A legally "deficient" claim is treated as never having been filed. This is contrasted with a claim that includes the five essential pieces of information but that the IRS "disallows" because the essential information and other evidence adduced during an examination fail to prove that the taxpayer incurred qualified research expense. A taxpayer cannot file an action in federal district court or claims court to challenge a refund claim that the IRS properly treats as legally deficient because as a legal matter no refund claim was filed. The taxpayer can, however, challenge whether the IRS action was proper in treating the refund claim as legally deficient. If the court finds that the claim is not legally deficient, the taxpayer can pursue the refund.
The IRS's requirement that a refund claim include the five items of information may well overstate what is required for a legally sufficient research credit refund claim. Challenging the requirement, however, poses legal risk and incurs additional legal expense. As a result, taxpayers may find it prudent to incur the upfront cost of fully documenting the refund claim before filing, which introduces an additional cost-benefit variable in the decision to file.
In addition to the 45-day period to perfect the refund claim, two Frequently Asked Questions are particularly noteworthy. The first is the express reference to groups of employees working as a team to conduct research:
If a group of individuals work together to discover the same information for a business component, then the individuals may be listed together by name or title and position for that one business component, and the information that they sought to discover must be described. Frequently Asked Question 11.
Taxpayers often form a team of employees to develop or improve a specific product or process. The Interim Guidance makes clear that taxpayers should evaluate each of the employees working as part of such a team to determine if each contributes to the requirements for qualified research expenses. In the past, some IRS revenue agents or engineers have cast doubt about whether qualified research could be performed by a team. Frequently Asked Question 11 dispels that doubt.
Disclosure of the name or title and position of each team member may lead to questions about whether a specific team member truly possesses the capacity to contribute to a research activity. If a team member has that capacity, that should suffice to justify the employee's inclusion as part of the team regardless of the employee's formal education or job description. For example, an enlightened taxpayer may include hourly workers as part of a team because their hands-on experience might provide an imaginative solution to a design issue. The wages of these hourly workers should count as qualified research expenses. The relevant facts are whether an employee has the capacity to contribute to the team effort and whether the employee participated as part of the team.
A different issue arises related to group performance of research when a taxpayer identifies all its researchers as a group and all its qualified research projects as a group and asserts that all the work performed by all researchers is necessarily qualified research, even though the taxpayer cannot prove which researcher worked on which research project. There is considerable merit to the taxpayer's assertion, but the IRS might insist on knowing with specificity the work performed by each researcher.

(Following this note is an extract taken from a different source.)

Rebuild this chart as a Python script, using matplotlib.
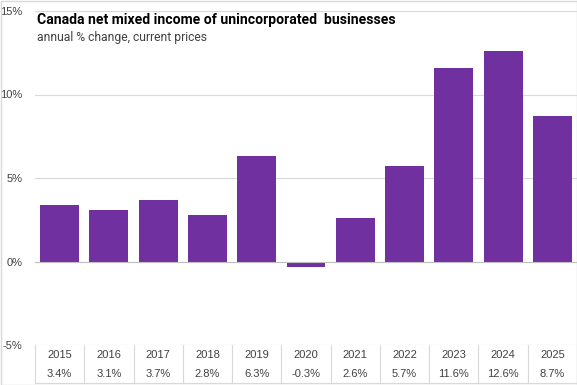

The second noteworthy item in the Frequently Asked Questions relates to statistical sampling:
If taxpayers utilize a statistical sample to compute their Research Credit, the documentation for all units in the sample must contain the first four items of information referenced in FAA20214101F and be provided with the claim for refund. Taxpayers utilizing a statistical sample to compute their Research Credit are still required to provide the total qualified employee wage expenses, total qualified supply expenses, and total qualified contract research expenses, as computed pursuant to Rev. Proc. 2011-42, for the claim year with the claim for refund. Frequently Asked Question 15.
Statistical evidence is admissible, but sampling methodologies are complex. A taxpayer is well advised to use an expert in statistical methods to prepare its own plan and to evaluate an IRS statistical plan.
Projects, employees, contractors, and contracts can each be treated as sampling units. Field Directive, Use of Sampling Methodologies in Research Credit Cases (Mar. 2002). If employees, for example, are selected as the sample unit, then for the sample unit-employee, the taxpayer must include documentation of the first four items of information. This appears to mean that if the sample unit-employee worked on Project Alpha, documentation of the first four items must be produced for Project Alpha to prove that the research activities for Project Alpha constituted qualified research. Still open for statistical analysis by the IRS is the fifth item of essential information: whether "an accurate portion of the [sample unit]-employee's wages were paid or incurred for engaging in qualified research." In other words, even if the documentation proves that the taxpayer's project constituted qualified research, the taxpayer will still have to prove that the sample unit-employee's work had the requisite nexus to the qualified research so that the employee's wages constitute qualified research expense. That proof may require several interviews of employees and especially of supervisors and management because an employee may not have the broad perspective about how their work fits into the overall qualified research project. Suffice it to say statistical sampling takes much work to formulate the sample plan and to analyze the sample after it is drawn.